● What the task requires:
In the records below, find the line that contains "Recreate this image" and the line that contains "(196,253) -- (196,277);"; write out exactly those two lines and everything between them, without the pictures.

(Extracted records)
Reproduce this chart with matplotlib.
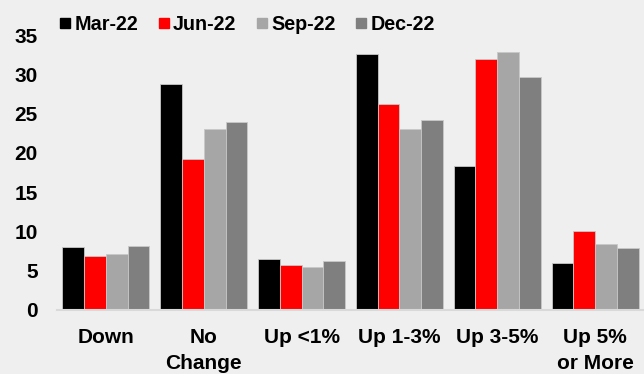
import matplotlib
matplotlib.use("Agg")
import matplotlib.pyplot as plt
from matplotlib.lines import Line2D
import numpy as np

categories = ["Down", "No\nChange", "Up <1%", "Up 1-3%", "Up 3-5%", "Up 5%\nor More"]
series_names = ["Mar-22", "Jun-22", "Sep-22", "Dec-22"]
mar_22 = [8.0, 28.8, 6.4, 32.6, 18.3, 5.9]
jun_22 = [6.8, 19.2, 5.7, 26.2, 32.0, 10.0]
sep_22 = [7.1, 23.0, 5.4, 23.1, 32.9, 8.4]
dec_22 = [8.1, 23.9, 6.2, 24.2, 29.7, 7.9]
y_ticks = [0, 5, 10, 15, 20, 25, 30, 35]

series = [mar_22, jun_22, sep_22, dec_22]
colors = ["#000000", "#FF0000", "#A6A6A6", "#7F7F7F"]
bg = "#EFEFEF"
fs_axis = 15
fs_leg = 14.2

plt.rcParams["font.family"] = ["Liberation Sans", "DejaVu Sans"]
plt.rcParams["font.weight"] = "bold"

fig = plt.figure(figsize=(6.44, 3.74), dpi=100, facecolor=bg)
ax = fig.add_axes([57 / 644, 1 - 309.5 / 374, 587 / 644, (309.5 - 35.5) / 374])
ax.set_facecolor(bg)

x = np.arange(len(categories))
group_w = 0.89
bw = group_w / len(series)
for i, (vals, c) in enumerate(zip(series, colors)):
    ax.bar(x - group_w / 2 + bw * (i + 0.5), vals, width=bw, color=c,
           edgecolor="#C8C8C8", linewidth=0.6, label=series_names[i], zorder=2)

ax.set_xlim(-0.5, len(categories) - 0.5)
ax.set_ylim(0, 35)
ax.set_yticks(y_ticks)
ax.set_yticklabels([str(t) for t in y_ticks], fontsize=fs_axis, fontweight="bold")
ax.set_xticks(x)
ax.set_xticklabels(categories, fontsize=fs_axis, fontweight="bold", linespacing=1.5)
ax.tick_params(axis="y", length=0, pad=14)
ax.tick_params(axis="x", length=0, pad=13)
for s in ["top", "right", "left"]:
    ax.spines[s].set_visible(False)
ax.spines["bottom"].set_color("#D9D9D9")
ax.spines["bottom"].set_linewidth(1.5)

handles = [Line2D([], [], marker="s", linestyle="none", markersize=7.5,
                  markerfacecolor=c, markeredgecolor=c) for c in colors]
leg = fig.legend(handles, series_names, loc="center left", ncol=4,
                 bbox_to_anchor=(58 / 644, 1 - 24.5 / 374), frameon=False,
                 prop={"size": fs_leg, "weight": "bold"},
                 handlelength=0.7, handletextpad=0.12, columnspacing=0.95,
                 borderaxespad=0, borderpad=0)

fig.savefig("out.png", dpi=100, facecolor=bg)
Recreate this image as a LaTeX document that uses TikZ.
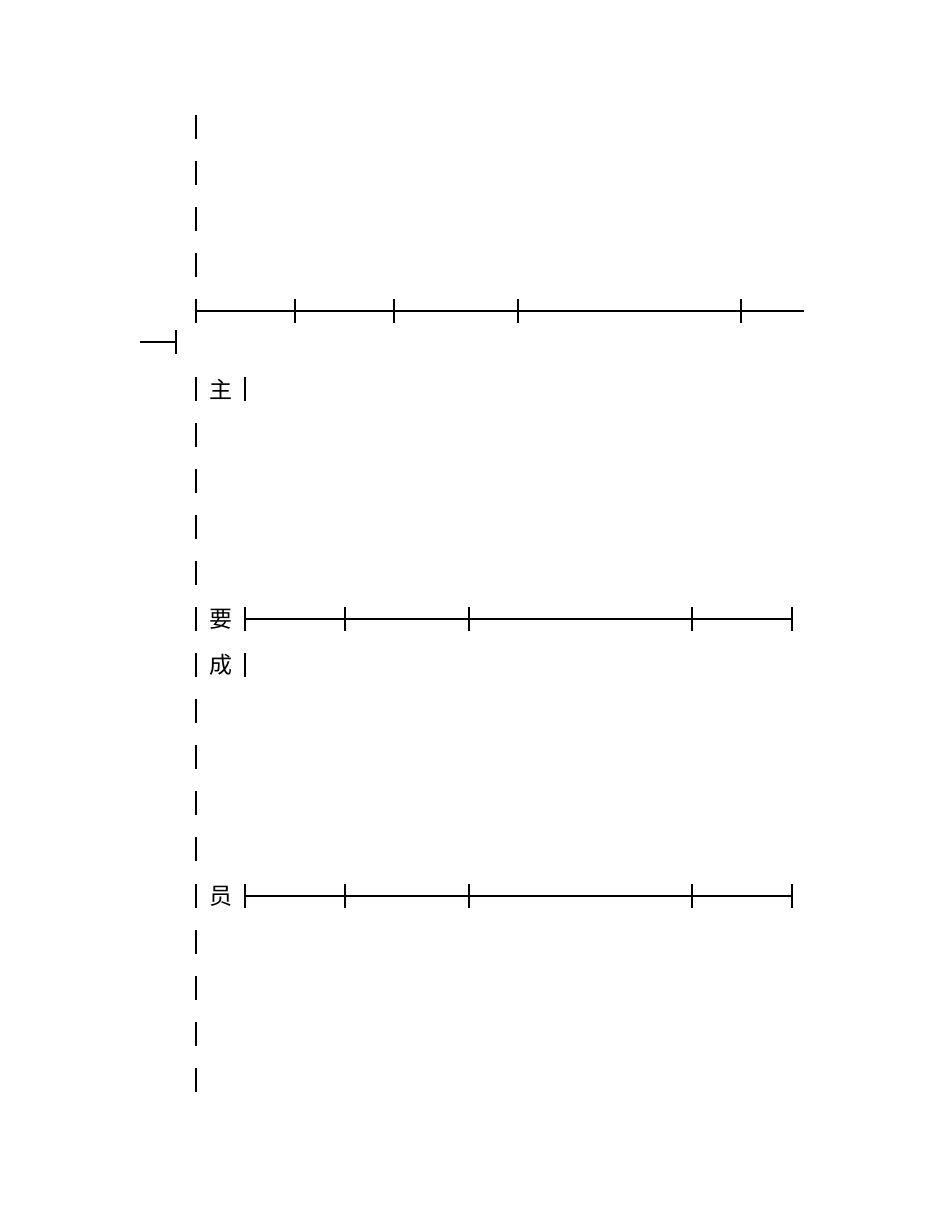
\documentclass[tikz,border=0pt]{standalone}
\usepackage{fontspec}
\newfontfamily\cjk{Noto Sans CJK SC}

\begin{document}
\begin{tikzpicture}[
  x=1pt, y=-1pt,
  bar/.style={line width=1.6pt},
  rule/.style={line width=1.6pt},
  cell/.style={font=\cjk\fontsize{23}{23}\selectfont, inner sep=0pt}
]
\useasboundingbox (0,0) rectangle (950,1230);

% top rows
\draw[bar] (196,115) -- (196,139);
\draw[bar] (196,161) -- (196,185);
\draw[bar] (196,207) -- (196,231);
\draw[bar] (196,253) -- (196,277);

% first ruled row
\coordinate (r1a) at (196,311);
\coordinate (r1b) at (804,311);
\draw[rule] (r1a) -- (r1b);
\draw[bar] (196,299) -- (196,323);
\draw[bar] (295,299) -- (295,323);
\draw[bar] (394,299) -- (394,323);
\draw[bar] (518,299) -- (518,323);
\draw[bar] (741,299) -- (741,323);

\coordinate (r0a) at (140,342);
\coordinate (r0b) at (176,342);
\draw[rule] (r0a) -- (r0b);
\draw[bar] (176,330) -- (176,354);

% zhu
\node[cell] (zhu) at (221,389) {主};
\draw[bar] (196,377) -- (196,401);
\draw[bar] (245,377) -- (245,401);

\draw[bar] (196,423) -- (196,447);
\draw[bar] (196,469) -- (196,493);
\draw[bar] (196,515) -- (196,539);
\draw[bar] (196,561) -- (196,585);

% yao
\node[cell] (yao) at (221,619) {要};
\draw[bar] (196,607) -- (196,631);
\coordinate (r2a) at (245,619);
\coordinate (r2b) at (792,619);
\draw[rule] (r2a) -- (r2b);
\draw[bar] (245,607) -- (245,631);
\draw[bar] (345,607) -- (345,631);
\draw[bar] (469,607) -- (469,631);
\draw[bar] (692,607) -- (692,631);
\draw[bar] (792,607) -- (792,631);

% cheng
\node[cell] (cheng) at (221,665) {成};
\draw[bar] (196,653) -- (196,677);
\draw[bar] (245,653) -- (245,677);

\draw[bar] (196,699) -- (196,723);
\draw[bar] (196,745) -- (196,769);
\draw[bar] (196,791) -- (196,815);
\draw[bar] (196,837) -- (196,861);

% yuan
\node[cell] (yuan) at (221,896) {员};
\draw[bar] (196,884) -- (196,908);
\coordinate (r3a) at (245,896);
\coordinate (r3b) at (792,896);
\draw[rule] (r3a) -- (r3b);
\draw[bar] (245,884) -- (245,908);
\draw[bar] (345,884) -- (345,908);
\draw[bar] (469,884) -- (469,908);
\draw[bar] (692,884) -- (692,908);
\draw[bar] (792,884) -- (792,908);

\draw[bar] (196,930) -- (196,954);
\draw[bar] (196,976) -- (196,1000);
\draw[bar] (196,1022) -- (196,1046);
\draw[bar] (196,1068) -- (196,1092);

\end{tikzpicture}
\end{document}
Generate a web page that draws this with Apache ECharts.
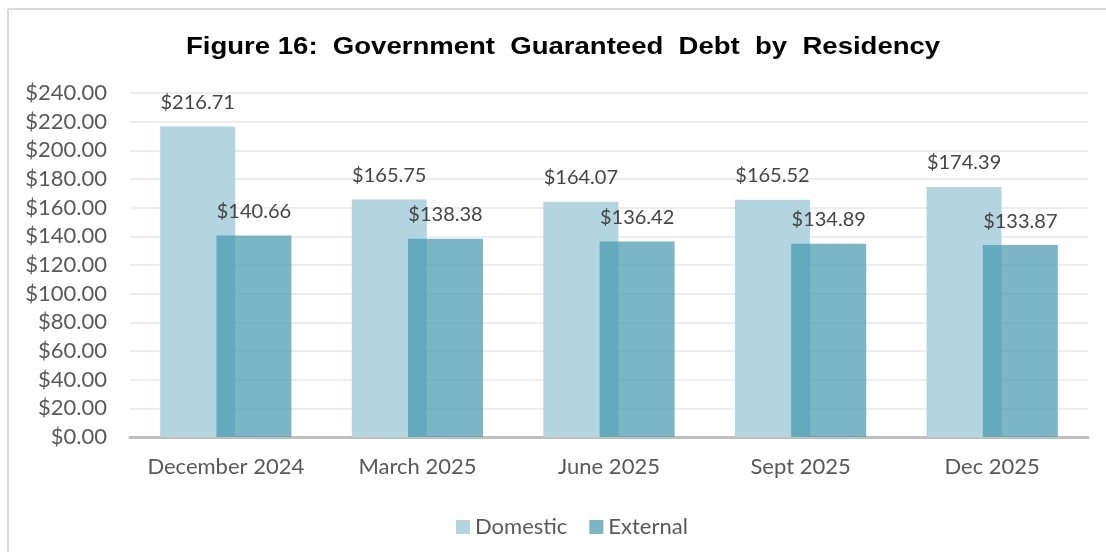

● Answer to the task:
Recreate this image as a LaTeX document that uses TikZ.
\documentclass[tikz,border=0pt]{standalone}
\usepackage{fontspec}
\newfontfamily\cjk{Noto Sans CJK SC}

\begin{document}
\begin{tikzpicture}[
  x=1pt, y=-1pt,
  bar/.style={line width=1.6pt},
  rule/.style={line width=1.6pt},
  cell/.style={font=\cjk\fontsize{23}{23}\selectfont, inner sep=0pt}
]
\useasboundingbox (0,0) rectangle (950,1230);

% top rows
\draw[bar] (196,115) -- (196,139);
\draw[bar] (196,161) -- (196,185);
\draw[bar] (196,207) -- (196,231);
\draw[bar] (196,253) -- (196,277);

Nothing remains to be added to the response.